Hace unos años que la humanidad entró en un espiral de cambio climático que, de seguir, hará inhabitable el planeta. Pero a pesar de todas las alertas científicas, es como si la mayoría de las personas, y sin duda las que están en situación de poder, no hubieran sido capaces de verlo, hasta que tuvo lugar un evento anterior al virus. Me refiero al gran incendio planetario que quemó Amazonas, Estados Unidos y Australia entre fines de 2019 y comienzos de 2020. El mundo no había visto algo así antes. Y aunque ahora, que estamos completamente tomados por el coronavirus, casi pareciera que lo olvidamos, quedó. Los incendios significaron una transición en el modo de entender y escuchar que hay algo drástico, dramático, que requiere un cambio radical. Y enseguida vino el virus que sacudió nuestras subjetividades de una manera rotunda: esto es el siglo XXI. Hay alternaciones ecológicas tan significativas como para desplegar pandemias. Estamos viendo a miles de personas morir. Hay personas que no pueden enterrar a sus parientes y amigos, que no pueden hacer luto, mientras emergen todas las formas de desigualdad que existen en nuestras ciudades. La realidad nos grita que el mundo contemporáneo no es moderno sino que está definido en base a injusticias. Las diferencias por clase social, raza, género en todo el mundo, se vuelven explícitas. El virus es invisible pero vuelve visibles muchas cosas, entierra las metáforas y nos deja frente a lo que construimos, lo que somos. Estamos encerrados en eso y no es algo agradable.

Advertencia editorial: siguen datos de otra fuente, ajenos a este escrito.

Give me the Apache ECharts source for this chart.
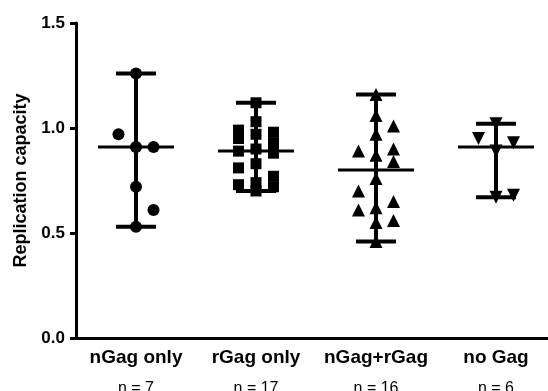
<!DOCTYPE html>
<html>
<head>
<meta charset="utf-8">
<script src="https://cdn.jsdelivr.net/npm/echarts@6/dist/echarts.min.js"></script>
<style>
  html, body { margin: 0; padding: 0; background: #fff; }
  #chart { width: 548px; height: 391px; }
</style>
</head>
<body>
<div id="chart"></div>
<script>
const categories = ['nGag only', 'rGag only', 'nGag+rGag', 'no Gag']

// replication capacity per virus
const nGagOnly = [1.26, 0.97, 0.91, 0.91, 0.72, 0.61, 0.53]
const rGagOnly = [1.12, 1.03, 0.99, 0.98, 0.97, 0.95, 0.93, 0.90, 0.89, 0.88, 0.83, 0.81, 0.77, 0.74, 0.73, 0.72, 0.70]
const nGagRGag = [1.16, 1.06, 1.01, 0.97, 0.90, 0.89, 0.87, 0.84, 0.76, 0.70, 0.65, 0.62, 0.61, 0.56, 0.55, 0.46]
const noGag = [1.02, 0.95, 0.93, 0.89, 0.68, 0.67]

const yMin = 0
const yMax = 1.5
const yStep = 0.5

const groups = [nGagOnly, rGagOnly, nGagRGag, noGag]
const symbols = ['circle', 'rect', 'triangle', 'triangle']
const symbolRotate = [0, 0, 0, 180]
const symbolSize = [12, 11, 13, 13]
const laneWidth = 0.146

function median(arr) {
  const s = arr.slice().sort((a, b) => a - b)
  const m = Math.floor(s.length / 2)
  return s.length % 2 ? s[m] : (s[m - 1] + s[m]) / 2
}

// put points of one column into three lanes so close values don't sit on top of each other
function lanes(values, minDist) {
  const order = values.map((v, i) => i).sort((a, b) => values[a] - values[b])
  const placed = { '0': [], '1': [], '-1': [] }
  const lane = new Array(values.length)
  order.forEach(i => {
    const v = values[i]
    let best = 0
    let bestGap = -1
    for (const s of [0, 1, -1]) {
      const gap = Math.min(Infinity, ...placed[s].map(p => Math.abs(p - v)))
      if (gap >= minDist) { best = s; break }
      if (gap > bestGap) { bestGap = gap; best = s }
    }
    placed[best].push(v)
    lane[i] = best
  })
  return lane
}

const font = 'Liberation Sans, Arial, sans-serif'

const scatterSeries = groups.map((vals, g) => {
  const lane = lanes(vals, 0.085)
  return {
    type: 'scatter',
    xAxisIndex: 1,
    symbol: symbols[g],
    symbolRotate: symbolRotate[g],
    symbolSize: symbolSize[g],
    itemStyle: { color: '#000', opacity: 1 },
    data: vals.map((v, i) => [g + 0.5 + lane[i] * laneWidth, v]),
    z: 3
  }
})

const rangeSeries = {
  type: 'custom',
  xAxisIndex: 1,
  data: groups.map((vals, g) => [g + 0.5, Math.min(...vals), median(vals), Math.max(...vals)]),
  renderItem(params, api) {
    const x = api.value(0)
    const lo = api.coord([x, api.value(1)])
    const mid = api.coord([x, api.value(2)])
    const hi = api.coord([x, api.value(3)])
    const bar = { stroke: '#000', lineWidth: 4 }
    const med = { stroke: '#000', lineWidth: 3 }
    return {
      type: 'group',
      children: [
        { type: 'line', shape: { x1: hi[0], y1: hi[1], x2: lo[0], y2: lo[1] }, style: bar },
        { type: 'line', shape: { x1: hi[0] - 20, y1: hi[1], x2: hi[0] + 20, y2: hi[1] }, style: bar },
        { type: 'line', shape: { x1: lo[0] - 20, y1: lo[1], x2: lo[0] + 20, y2: lo[1] }, style: bar },
        { type: 'line', shape: { x1: mid[0] - 38, y1: mid[1], x2: mid[0] + 38, y2: mid[1] }, style: med }
      ]
    }
  },
  z: 2
}

const chart = echarts.init(document.getElementById('chart'))
chart.setOption({
  animation: false,
  backgroundColor: '#fff',
  grid: { left: 76, right: -8, top: 23, bottom: 53, outerBoundsMode: 'none', containLabel: false },
  xAxis: [
    {
      type: 'category',
      data: categories,
      axisLine: { lineStyle: { color: '#000', width: 3 } },
      axisTick: { alignWithLabel: true, length: 7, lineStyle: { color: '#000', width: 3 } },
      axisLabel: {
        margin: 9,
        interval: 0,
        formatter: (v, i) => '{a|' + v + '}\n{b|n = ' + groups[i].length + '}',
        rich: {
          a: { fontFamily: font, fontSize: 19, fontWeight: 'bold', color: '#000', lineHeight: 22 },
          b: { fontFamily: font, fontSize: 16, color: '#000', lineHeight: 40 }
        }
      }
    },
    { type: 'value', min: 0, max: 4, show: false }
  ],
  yAxis: {
    type: 'value',
    min: yMin,
    max: yMax,
    interval: yStep,
    name: 'Replication capacity',
    nameLocation: 'middle',
    nameGap: 44,
    nameTextStyle: { fontFamily: font, fontSize: 18, fontWeight: 'bold', color: '#000' },
    axisLine: { show: true, lineStyle: { color: '#000', width: 3 } },
    axisTick: { show: true, length: 6, lineStyle: { color: '#000', width: 3 } },
    axisLabel: {
      margin: 11,
      fontFamily: font,
      fontSize: 17,
      fontWeight: 'bold',
      color: '#000',
      formatter: v => v.toFixed(1)
    },
    splitLine: { show: false }
  },
  series: [rangeSeries, ...scatterSeries]
})
</script>
</body>
</html>
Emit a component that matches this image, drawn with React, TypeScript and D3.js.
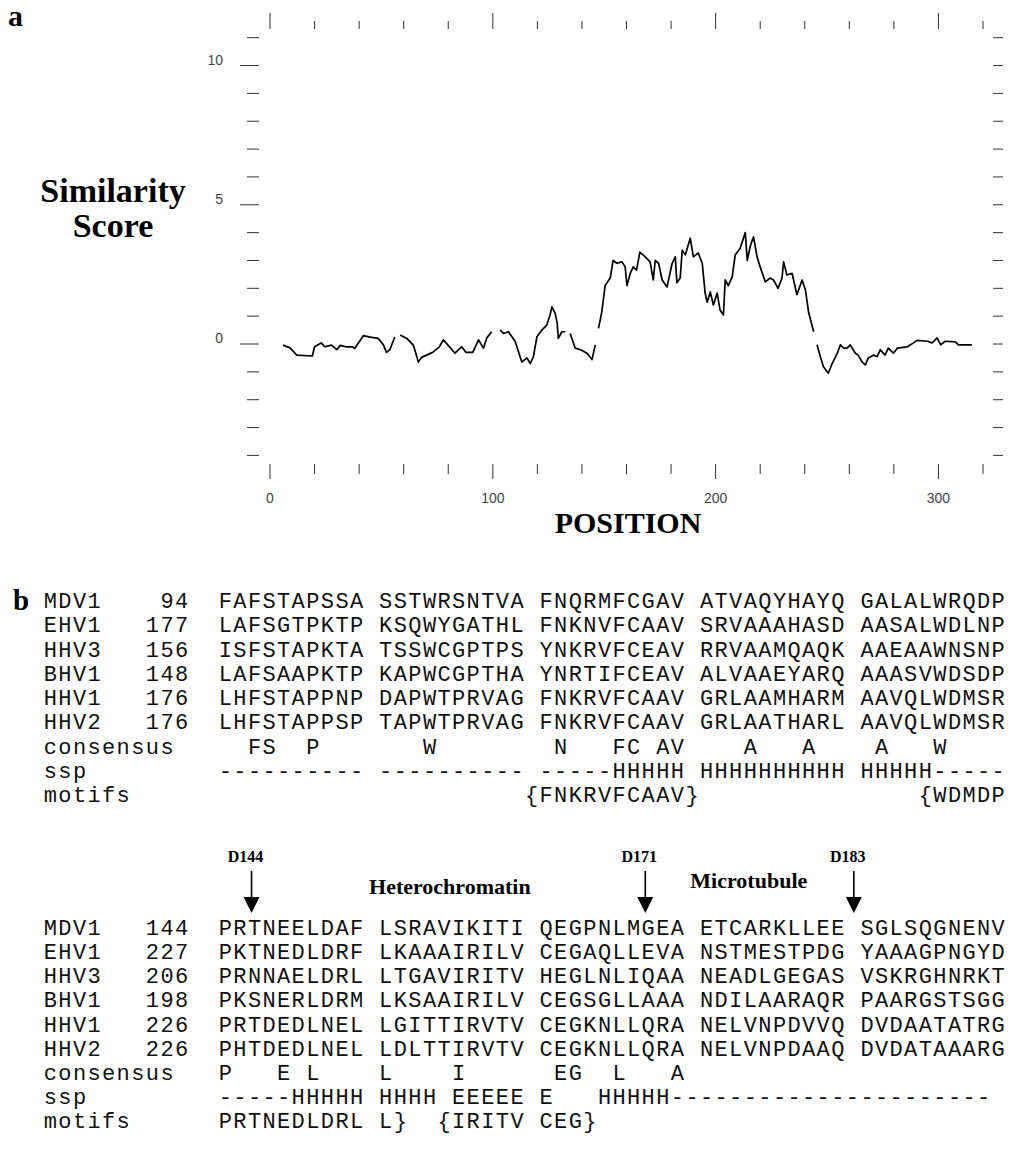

Pareciera que la ansiedad ante ese encierro se deposita en saber que va a pasar mañana, algo imposible, ¿no?
Yo creo que hacen falta nuevos marcos teóricos para pensar en todo esto, y quienes trabajamos en producción cultural e intelectual tenemos que emprender el trabajo de crearlos. Pero para lograr eso antes tenemos que permitir que la situación nos afecte. Desde el punto de vista de la arquitectura tenemos que dejarnos afectar por la clausura, para poder proyectar seriamente un urbanismo de cuarentena y de estado de excepción que tal vez sea lo más frecuente. Es inevitable preguntarse qué significa una habitación y el derecho a una habitación, porque garantizar el derecho a la infraestructura básica es ahora parte de la seguridad planetaria. No te podés quedar en casa si no hay una casa. Pero también hay que pensar en los poderes que están buscando ejercer un control cada vez más severo y violento de la población. Sin dudas creo que nuestras vidas deben poder recrearse de un modo más local, aprovechando las nuevas redes comunitarias que también están surgiendo. Finalmente, sabemos que este virus está directamente relacionado a lo que estamos haciendo en los territorios y que nos lleva a terminar con esta idea de hábitat que surge en oposición a la tierra. Ahí hay una oportunidad para aprender de quienes viven en la naturaleza, y custodian y garantizan desde siempre la biodiversidad: esos pueblos que hemos ido desapareciendo junto con los territorios. Garantizar que sean narradas esas otras habitaciones, otras arquitecturas posibles, con sus sistemas políticos y socioeconómicos, es quizás el único modo de garantizar nuestro presente-futuro en la tierra.